Tuesday, July 5, 2011

The Mesoscale Convective Vortex (MCV)

For my last post in this series about different kinds of mesoscale convective systems (MCSs), I'm going to briefly talk about one of the rarer types of MCSs--the mesoscale convective vortex (MCV).  These sorts of storms usually form from parent mesoscale convective complexes (MCCs), so we have a full line of mesoscale convective classification:

MCS --> MCC --> MCV

In trying to trace the history of MCVs in the meteorological literature, it seems that the MCV was recognized very soon after Maddox's 1980 paper describing the features of MCCs. It was noted that in some cases, strong mesoscale low-pressure centers would develop in the wake of MCCs.  Johnston (1981) talks about mesoscale vorticity maxima induced by mesoscale convective compexes. Such maxima were theorized to have helped organize the storm that caused the 1977 Johnstown, Pennsylvania, floods by  Zhang and Fritsch (1987).  However, the first actual mention I could find of the term "mesoscale convective vortex" being used to describe this phenomenon came from a paper by Menard and Fritsch in 1989, where they describe a "mesoscale, convectively-generated vortex (MCV)" over Oklahoma and Arkansas.  So you can see that our understanding of this particular phenomenon is pretty young, having only been recognized over the past 20-30 years of reseach.

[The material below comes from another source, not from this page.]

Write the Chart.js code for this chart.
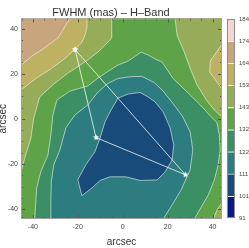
<!DOCTYPE html>
<html>
<head>
<meta charset="utf-8">
<script src="https://cdn.jsdelivr.net/npm/chart.js@4.4.1/dist/chart.umd.min.js"></script>
<style>
  html, body { margin: 0; padding: 0; background: #fff; }
  #wrap { position: relative; width: 249px; height: 248px; }
  #main { position: absolute; left: 0; top: 0; }
  #bar { position: absolute; left: 222px; top: 0; }
</style>
</head>
<body>
<div id="wrap">
  <canvas id="main" width="249" height="248"></canvas>
  <canvas id="bar" width="27" height="248"></canvas>
</div>
<script>
// contour levels (colour bar) and their printed labels
const levels = [91, 101.3, 111.7, 122, 132.3, 142.7, 153, 163.3, 173.7, 184];
const levelLabels = ['91', '101', '111', '122', '132', '143', '153', '164', '174', '184'];
const bandColors = ['#0a197d', '#194b7a', '#2d7d80', '#3c8f64', '#5ea348', '#96ac58', '#beb262', '#c8a57d', '#f0d7d2'];

const xTicks = [-40, -20, 0, 20, 40];
const yTicks = [-40, -20, 0, 20, 40];

// star positions (arcsec)
const starX = [-21.2, -11.9, 27.9];
const starY = [30.7, -8.3, -24.8];

// regions where FWHM is below a level, [x, y] in arcsec (points past +-45 close the shape outside the frame)
const below174 = [[-60, -60], [60, -60], [60, 60], [-60, 60]];
const below164 = [[-60, 15], [-45.3, 23.8], [-40.5, 27.8], [-35.6, 30.9], [-32.0, 33.6], [-28.9, 35.8], [-26.7, 39.3],
  [-24.9, 42.4], [-23.5, 44.5], [-22, 60], [60, 60], [60, -60], [-60, -60]];
const below153 = [[-60, 5], [-45.3, 12.8], [-38.7, 17.9], [-31.8, 22.3], [-25.8, 26.7], [-21.7, 30.5], [-18.4, 33.6],
  [-16.8, 37.1], [-15.9, 40.7], [-15.9, 44.5], [-15.9, 60], [60, 60], [60, 36], [44.2, 33.1], [39.0, 25.6],
  [38.75, 20.75], [44.2, 13.2], [60, 8], [60, -60], [-60, -60]];
const below143 = [[-60, -28], [-45.3, -23.5], [-43.6, -17.3], [-40.9, -8.5], [-39.6, 0.4], [-37.0, 9.7], [-30.7, 15.4],
  [-24.4, 20.3], [-16.8, 25.2], [-11.0, 29.6], [-4.9, 35.7], [-4.9, 44.5], [-4.9, 60], [23.3, 60], [23.3, 44.5],
  [24.2, 37.1], [27.4, 29.6], [30.0, 22.5], [33.1, 15.0], [37.2, 8.4], [40.8, 3.9], [44.2, 0.8], [60, -5], [60, -34],
  [44.2, -37.2], [42.1, -40.2], [40.3, -44.4], [39, -60], [-60, -60]];
const below132 = [[-39.5, -60], [-39.2, -44.4], [-38.3, -30.6], [-36.5, -23.5], [-33.3, -16.0], [-32.0, -7.1],
  [-31.1, 1.7], [-29.3, 8.4], [-23.5, 12.3], [-15.5, 14.6], [-11.0, 18.1], [-5.7, 21.6], [-2.1, 23.9], [2.4, 25.6],
  [8.2, 29.6], [11.3, 28.3], [14.4, 26.5], [17.5, 25.2], [22.4, 17.9], [28.7, 11.9], [34.5, 6.2], [39.0, 1.3],
  [42.0, -1.8], [43.0, -7.1], [43.4, -13.8], [42.5, -20.4], [40.8, -27.0], [38.1, -33.7], [35.0, -39.0],
  [31.9, -44.4], [31.5, -60]];
const below122 = [[-32, -60], [-32.0, -44.4], [-32.0, -35.9], [-31.8, -27.9], [-30.7, -20.4], [-28.0, -13.8],
  [-25.3, -4.0], [-21.3, 1.7], [-15.5, 6.2], [-11.0, 11.9], [-6.6, 15.7], [-2.1, 17.9], [3.7, 18.7], [8.6, 18.8],
  [14.0, 16.1], [18.0, 12.3], [22.5, 6.6], [26.5, 1.3], [30.0, -5.8], [31.2, -13.8], [30.0, -22.6], [26.0, -31.5],
  [22.0, -38.1], [18.0, -44.4], [17, -60]];
const below111 = [[-2.1, 9.2], [2.4, 11.0], [7.7, 11.7], [11.3, 9.7], [14.4, 7.5], [18.0, 3.1], [21.1, -4.0],
  [22.7, -11.5], [22.0, -18.2], [18.9, -23.5], [15.3, -27.1], [7.7, -27.3], [1.5, -25.7], [-5.7, -25.7],
  [-10.1, -27.3], [-13.7, -30.6], [-18.2, -34.1], [-20.0, -27.0], [-16.4, -20.4], [-12.4, -14.6], [-10.1, -8.5],
  [-7.9, -1.4], [-5.2, 3.9], [-2.1, 9.2]];

Chart.defaults.font.family = "'Liberation Sans', Arial, sans-serif";

function makeStar(r) {
    const c = document.createElement('canvas');
    const s = Math.ceil(r * 2) + 2;
    c.width = s;
    c.height = s;
    const g = c.getContext('2d');
    g.fillStyle = '#fff';
    g.beginPath();
    for (let i = 0; i < 10; i++) {
        const a = -Math.PI / 2 + i * Math.PI / 5;
        const rr = i % 2 ? r * 0.45 : r;
        g.lineTo(s / 2 + rr * Math.cos(a), s / 2 + rr * Math.sin(a));
    }
    g.closePath();
    g.fill();
    return c;
}

// frame + inward ticks on all four sides
const frameTicks = {
    id: 'frameTicks',
    afterDatasetsDraw(chart) {
        const {ctx, chartArea: a, scales: {x, y}} = chart;
        ctx.save();
        ctx.strokeStyle = '#555';
        ctx.lineWidth = 1;
        ctx.beginPath();
        for (let v = -45; v <= 45; v += 5) {
            const px = Math.round(x.getPixelForValue(v)) + 0.5;
            const lx = xTicks.includes(v) ? 4 : 2;
            if (px > a.left + 1 && px < a.right - 1) {
                ctx.moveTo(px, a.top); ctx.lineTo(px, a.top + lx);
                ctx.moveTo(px, a.bottom); ctx.lineTo(px, a.bottom - lx);
            }
            const py = Math.round(y.getPixelForValue(v)) + 0.5;
            const ly = yTicks.includes(v) ? 4 : 2;
            if (py > a.top + 1 && py < a.bottom - 1) {
                ctx.moveTo(a.left, py); ctx.lineTo(a.left + ly, py);
                ctx.moveTo(a.right, py); ctx.lineTo(a.right - ly, py);
            }
        }
        ctx.stroke();
        ctx.strokeStyle = '#a0a0a0';
        ctx.strokeRect(a.left + 0.5, a.top + 0.5, a.width - 1, a.height - 1);
        ctx.restore();
    }
};

const boxFrame = {
    id: 'boxFrame',
    afterDatasetsDraw(chart) {
        const {ctx, chartArea: a} = chart;
        ctx.save();
        ctx.strokeStyle = '#8c8c8c';
        ctx.lineWidth = 1;
        ctx.strokeRect(Math.round(a.left) + 0.5, Math.round(a.top) + 0.5, Math.round(a.width) - 1, Math.round(a.height) - 1);
        ctx.restore();
    }
};

const toXY = pts => pts.map(p => ({x: p[0], y: p[1]}));

const regions = [below111, below122, below132, below143, below153, below164, below174];
const regionSets = regions.map((pts, i) => ({
    data: toXY(pts),
    fill: 'shape',
    backgroundColor: bandColors[i + 1],
    borderColor: 'rgba(255,255,255,0.55)',
    borderWidth: i === regions.length - 1 ? 0 : 1,
    pointRadius: 0
}));

const starPts = starX.map((x, i) => ({x: x, y: starY[i]}));
starPts.push(starPts[0]);

const triangle = {
    data: starPts,
    fill: false,
    borderColor: 'rgba(255,255,255,0.75)',
    borderWidth: 1,
    pointStyle: makeStar(3.2),
    pointRadius: 3
};

new Chart(document.getElementById('main'), {
    type: 'line',
    data: { datasets: [triangle].concat(regionSets) },
    options: {
        responsive: false,
        animation: false,
        events: [],
        layout: { padding: { right: 27 } },
        plugins: {
            legend: { display: false },
            tooltip: { enabled: false },
            title: {
                display: true,
                text: 'FWHM (mas) \u2013 H\u2013Band',
                color: '#333',
                font: { size: 11, weight: 'normal', lineHeight: 0.95 },
                padding: { top: 8, bottom: 0 }
            }
        },
        scales: {
            x: {
                type: 'linear',
                min: -45.3,
                max: 44.2,
                grid: { display: false, drawTicks: false },
                border: { display: false },
                afterBuildTicks: s => { s.ticks = xTicks.map(v => ({value: v})); },
                afterFit: s => { s.height = 29; },
                ticks: { color: '#444', font: { size: 7 }, padding: 4, maxRotation: 0 },
                title: { display: true, text: 'arcsec', color: '#333', font: { size: 10, lineHeight: 1 }, padding: { top: 0, bottom: 1 } }
            },
            y: {
                min: -44.4,
                max: 44.5,
                grid: { display: false, drawTicks: false },
                border: { display: false },
                afterBuildTicks: s => { s.ticks = yTicks.map(v => ({value: v})); },
                afterFit: s => { s.width = 21; },
                ticks: { color: '#444', font: { size: 7 }, padding: 3 },
                title: { display: true, text: 'arcsec', color: '#333', font: { size: 10, lineHeight: 0.6 }, padding: 0 }
            }
        }
    },
    plugins: [frameTicks]
});

// colour bar
new Chart(document.getElementById('bar'), {
    type: 'bar',
    data: {
        labels: [''],
        datasets: bandColors.map((c, i) => ({
            data: [[levels[i], levels[i + 1]]],
            backgroundColor: c,
            borderColor: 'rgba(255,255,255,0.7)',
            borderWidth: { top: 1, right: 0, bottom: 0, left: 0 },
            borderSkipped: false,
            grouped: false,
            barPercentage: 1,
            categoryPercentage: 1
        }))
    },
    options: {
        responsive: false,
        animation: false,
        events: [],
        layout: { padding: { left: 4.7, top: 19, bottom: 29.7, right: 0 } },
        plugins: { legend: { display: false }, tooltip: { enabled: false } },
        scales: {
            x: { display: false },
            y: {
                position: 'right',
                min: levels[0],
                max: levels[levels.length - 1],
                grid: { display: false, drawTicks: false },
                border: { display: false },
                afterBuildTicks: s => { s.ticks = levels.map(v => ({value: v})); },
                afterFit: s => { s.width = 14; },
                ticks: { color: '#444', font: { size: 6 }, padding: 4, autoSkip: false, callback: (v, i) => levelLabels[i] }
            }
        }
    },
    plugins: [boxFrame]
});
</script>
</body>
</html>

So what is a mesoscale convective vortex?  In my discussion of MCCs, I talked about how the large area of rising air in the circular MCC had lots of condensation going on.  That condensation of water vapor into rain releases a lot of latent heat, warming the core of the storm.  That warming causes the air to expand, reducing the pressure relative to the surrounding environment.  This, in effect, creates a "warm-core low" with a structure analogous to the structure of a hurricane.  Sometimes, after convection and rainfall associated with an MCC dissipates, this area of low-pressure can actually linger on.  The cyclonic flow associated with the low-pressure center can later help organize new areas of rising motion and convection, often with a charactaristic cyclonic "swirl".

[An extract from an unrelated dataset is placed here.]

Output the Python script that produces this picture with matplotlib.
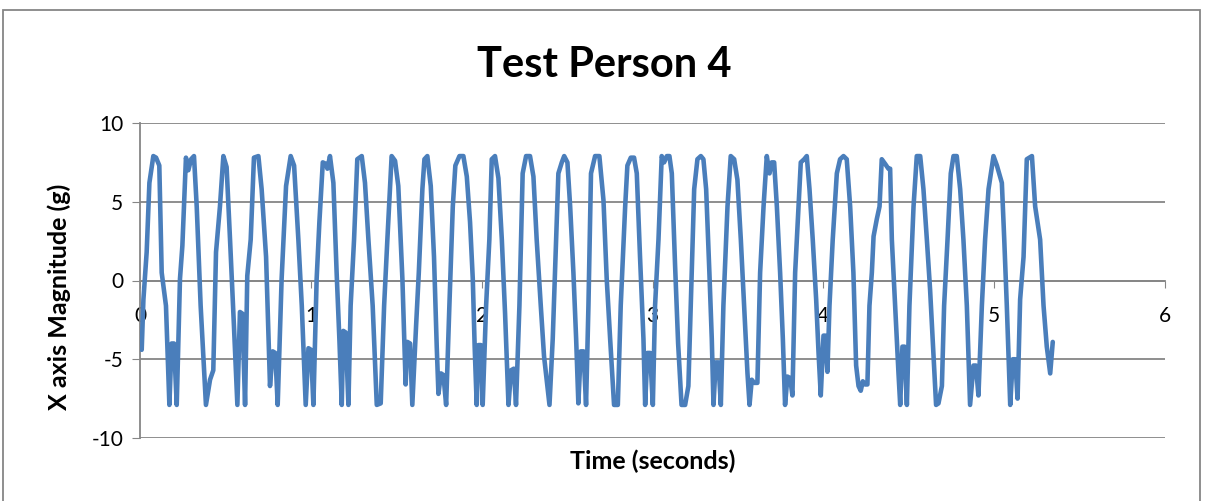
import matplotlib as mpl
mpl.use("Agg")
import matplotlib.pyplot as plt
from matplotlib.patches import Rectangle

# time (s) and x-axis acceleration (g)
time_s = [
    0.010, 0.020, 0.039, 0.055, 0.078, 0.094, 0.113, 0.127, 0.152, 0.172,
    0.185, 0.199, 0.215, 0.234, 0.248, 0.269, 0.283, 0.299, 0.316, 0.332,
    0.355, 0.386, 0.410, 0.429, 0.445, 0.468, 0.488, 0.507, 0.527, 0.550,
    0.570, 0.585, 0.599, 0.615, 0.628, 0.648, 0.667, 0.693, 0.712, 0.738,
    0.761, 0.777, 0.792, 0.806, 0.829, 0.855, 0.882, 0.902, 0.927, 0.947,
    0.970, 0.986, 1.001, 1.015, 1.034, 1.050, 1.070, 1.089, 1.097, 1.112,
    1.132, 1.151, 1.167, 1.181, 1.190, 1.204, 1.220, 1.233, 1.253, 1.272,
    1.298, 1.317, 1.337, 1.362, 1.386, 1.409, 1.429, 1.448, 1.473, 1.493,
    1.512, 1.536, 1.555, 1.565, 1.581, 1.594, 1.616, 1.632, 1.653, 1.665,
    1.682, 1.702, 1.721, 1.737, 1.747, 1.762, 1.776, 1.792, 1.811, 1.831,
    1.846, 1.870, 1.893, 1.913, 1.932, 1.948, 1.959, 1.971, 1.981, 1.995,
    2.006, 2.026, 2.045, 2.059, 2.078, 2.098, 2.118, 2.137, 2.157, 2.172,
    2.188, 2.201, 2.221, 2.240, 2.260, 2.283, 2.303, 2.322, 2.346, 2.365,
    2.397, 2.416, 2.436, 2.449, 2.469, 2.483, 2.502, 2.518, 2.537, 2.553,
    2.566, 2.580, 2.596, 2.611, 2.625, 2.640, 2.664, 2.689, 2.713, 2.732,
    2.752, 2.775, 2.797, 2.814, 2.840, 2.853, 2.873, 2.892, 2.908, 2.927,
    2.947, 2.957, 2.970, 2.986, 3.002, 3.015, 3.035, 3.054, 3.068, 3.084,
    3.099, 3.113, 3.132, 3.150, 3.170, 3.191, 3.210, 3.224, 3.244, 3.263,
    3.283, 3.298, 3.314, 3.333, 3.347, 3.357, 3.370, 3.386, 3.400, 3.415,
    3.439, 3.458, 3.478, 3.497, 3.517, 3.536, 3.556, 3.568, 3.581, 3.595,
    3.614, 3.630, 3.650, 3.669, 3.685, 3.698, 3.712, 3.728, 3.747, 3.763,
    3.776, 3.790, 3.806, 3.819, 3.835, 3.850, 3.868, 3.888, 3.903, 3.919,
    3.938, 3.958, 3.972, 3.985, 4.001, 4.011, 4.024, 4.036, 4.055, 4.079,
    4.098, 4.118, 4.137, 4.157, 4.176, 4.192, 4.206, 4.219, 4.231, 4.245,
    4.258, 4.270, 4.284, 4.294, 4.313, 4.329, 4.342, 4.362, 4.381, 4.391,
    4.401, 4.420, 4.440, 4.450, 4.463, 4.475, 4.489, 4.504, 4.528, 4.547,
    4.567, 4.586, 4.606, 4.625, 4.645, 4.660, 4.674, 4.694, 4.707, 4.727,
    4.746, 4.762, 4.781, 4.801, 4.820, 4.840, 4.859, 4.879, 4.893, 4.908,
    4.928, 4.947, 4.967, 4.996, 5.016, 5.045, 5.059, 5.074, 5.094, 5.109,
    5.123, 5.137, 5.152, 5.172, 5.191, 5.221, 5.240, 5.269, 5.289, 5.308,
    5.328, 5.343,
]
x_accel_g = [
    -4.4, -1.2, 1.8, 6.2, 7.9, 7.8, 7.3, 0.5, -1.6, -7.9,
    -4.0, -4.0, -7.9, 0.1, 2.2, 7.8, 7.0, 7.7, 7.9, 4.7,
    -1.6, -7.9, -6.3, -5.7, 1.8, 4.7, 7.9, 7.2, 2.6, -2.9,
    -7.9, -2.0, -2.1, -7.9, 0.3, 2.6, 7.8, 7.9, 5.8, 1.5,
    -6.7, -4.5, -4.6, -7.9, 0.1, 6.0, 7.9, 7.3, 2.6, -1.6,
    -7.9, -4.3, -4.4, -7.9, 0.1, 3.7, 7.5, 7.4, 7.1, 7.9,
    6.2, 0.5, -3.7, -7.9, -3.2, -3.3, -7.9, -1.6, 2.6, 7.7,
    7.9, 6.2, 2.6, -1.6, -7.9, -7.8, -1.6, 2.6, 7.9, 7.6,
    6.0, 0.1, -6.6, -3.9, -4.0, -7.9, -2.9, 0.5, 5.8, 7.7,
    7.9, 6.0, 1.5, -4.2, -7.2, -5.9, -6.0, -7.9, -1.6, 4.7,
    7.3, 7.9, 7.9, 6.6, 3.7, 0.1, -4.2, -7.9, -4.1, -4.1,
    -7.9, -1.6, 2.6, 7.7, 7.9, 6.5, 2.6, -2.1, -7.9, -5.7,
    -5.6, -7.9, -1.6, 6.8, 7.9, 7.9, 6.6, 2.6, -1.6, -4.8,
    -7.9, -3.7, 2.6, 6.8, 7.5, 7.9, 7.5, 4.7, 0.5, -3.7,
    -7.8, -4.5, -4.5, -7.9, -1.6, 6.8, 7.9, 7.9, 5.1, 0.1,
    -3.7, -7.9, -7.9, -1.6, 4.7, 7.3, 7.8, 7.8, 6.8, 1.5,
    -3.7, -7.9, -4.6, -4.6, -7.9, -1.6, 2.6, 7.9, 7.5, 7.9,
    7.9, 6.8, 1.0, -4.0, -7.9, -7.9, -6.7, -1.6, 5.8, 7.7,
    7.9, 7.7, 5.8, 0.5, -3.7, -7.9, -5.2, -5.2, -7.9, -1.6,
    4.7, 7.9, 7.7, 6.4, 2.6, -1.6, -5.9, -7.9, -6.3, -6.5,
    -6.5, 0.5, 4.7, 7.9, 6.8, 7.5, 7.5, 4.7, 0.5, -3.7,
    -7.9, -6.1, -6.2, -7.3, 0.5, 3.7, 7.5, 7.7, 7.9, 5.8,
    2.6, -1.2, -4.6, -7.3, -3.5, -3.5, -5.8, -1.6, 2.6, 6.8,
    7.7, 7.9, 7.7, 4.7, 0.5, -5.4, -6.7, -7.0, -6.4, -6.6,
    -6.6, -1.6, 0.5, 2.8, 3.9, 4.7, 7.7, 7.4, 7.1, 7.1,
    2.6, -1.6, -5.9, -7.9, -4.2, -4.2, -7.9, -1.6, 4.7, 7.9,
    7.9, 5.8, 2.6, -0.6, -4.8, -7.9, -7.8, -6.7, -1.6, 2.6,
    6.8, 7.9, 7.9, 5.8, 2.6, -1.6, -7.9, -5.4, -5.4, -7.3,
    -1.6, 2.6, 5.8, 7.9, 7.3, 6.2, 2.6, -1.6, -7.9, -5.0,
    -5.0, -7.5, -1.2, 1.5, 7.7, 7.9, 4.7, 2.6, -1.6, -4.2,
    -5.9, -3.9,
]

plt.rcParams["font.family"] = ["Lato", "DejaVu Sans"]
plt.rcParams["axes.unicode_minus"] = False
grey = "#868686"

fig = plt.figure(figsize=(12.05, 5.01), dpi=100)
ax = fig.add_axes([140 / 1205, 1 - 438 / 501, 1025 / 1205, 315 / 501])

ax.plot(time_s, x_accel_g, color="#4A7EBB", lw=3.3,
        solid_joinstyle="round", solid_capstyle="round", zorder=3)

ax.set_xlim(0, 6)
ax.set_ylim(-10, 10)
ax.set_yticks([-10, -5, 0, 5, 10])
ax.set_xticks(range(7))
ax.yaxis.grid(True, color=grey, lw=1.3)
ax.set_axisbelow(True)

for s in ["top", "right"]:
    ax.spines[s].set_visible(False)
ax.spines["left"].set_color(grey)
ax.spines["left"].set_linewidth(1.3)
ax.spines["bottom"].set_position(("data", 0))
ax.spines["bottom"].set_color(grey)
ax.spines["bottom"].set_linewidth(1.3)
ax.tick_params(axis="x", direction="out", length=5, color=grey,
               labelsize=15, pad=13)
ax.tick_params(axis="y", direction="out", length=6, color=grey,
               labelsize=15, pad=6)

fig.text(604 / 1205, 1 - 77 / 501, "Test Person 4", fontsize=30,
         fontweight="bold", ha="center", va="baseline")
fig.text(59 / 1205, 1 - 297 / 501, "X axis Magnitude (g)", fontsize=18,
         fontweight="bold", rotation=90, ha="center", va="center")
fig.text(653 / 1205, 1 - 461 / 501, "Time (seconds)", fontsize=18,
         fontweight="bold", ha="center", va="center")

fig.patches.append(Rectangle((3 / 1205, -0.05), 1197 / 1205, 1.05 - 10 / 501,
                             transform=fig.transFigure, fill=False,
                             edgecolor=grey, lw=1.3))

fig.savefig("out.png", dpi=100)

Here's an example of a visible satellite image of this organization going on from the CIMSS satellite page:
GOES visible satellite image from 1615Z, Jul 8, 1997 showing a MCV over western Missouri.  From
Sometimes you'll see MCVs described as a "mesoscale vorticity center".  This is an apt description, and it means essentially the same thing--it just changes the acronym to MVC. You can see on that example image how the MCC has organized itself into a charactaristic swirl-shape.  The analogies between MCVs and tropical cyclones really start to make sense when you see this kind of organization.

Here's a radar image from Patrick Marsh's blog last year when an MCV was observed moving through the Houston area:
NEXRAD base reflectivity composite of an MCV near Houston at 2220Z on June 3, 2010.  From  Annotated by Patrick Marsh.
Patrick has annotated that radar image with streamlines showing the wind patterns and an L marking the center of this mesoscale vortex.

You can see in these two images why these features are considered to be "mesoscale".  Unlike the banded "swirls" or comma-shapes we see with strong synoptic-scale low-pressure centers, these bands do not mark the locations of frontal boundaries.  They are much more akin to hurricane rain bands than frontal bands.  Furthermore, the size of these vortexes is only at most a few hundred kilometers across--often less.  You can see above that these storms are about the size of a state or less.  This still puts them in the "mesoscale" category--smaller than the synoptic scale.

It turns out that, though mesoscale convective complexes are relatively common across the central US, only a very few actually give way to the eventual development of a mesoscale convective vortexBartels and Maddox (1991) did a survey over seven and a half years of visible satellite data and only observed 24 cases of MCVs, working out to around three or four per year.  So, they're a fun feature to see when you can actually find them.

That's just a quick look at MCVs, a rarer, but still important type of mesoscale convective system.  In my next blog, I think I'll finally move away from talking about MCSs and get back to talking about the weather that's currently going on.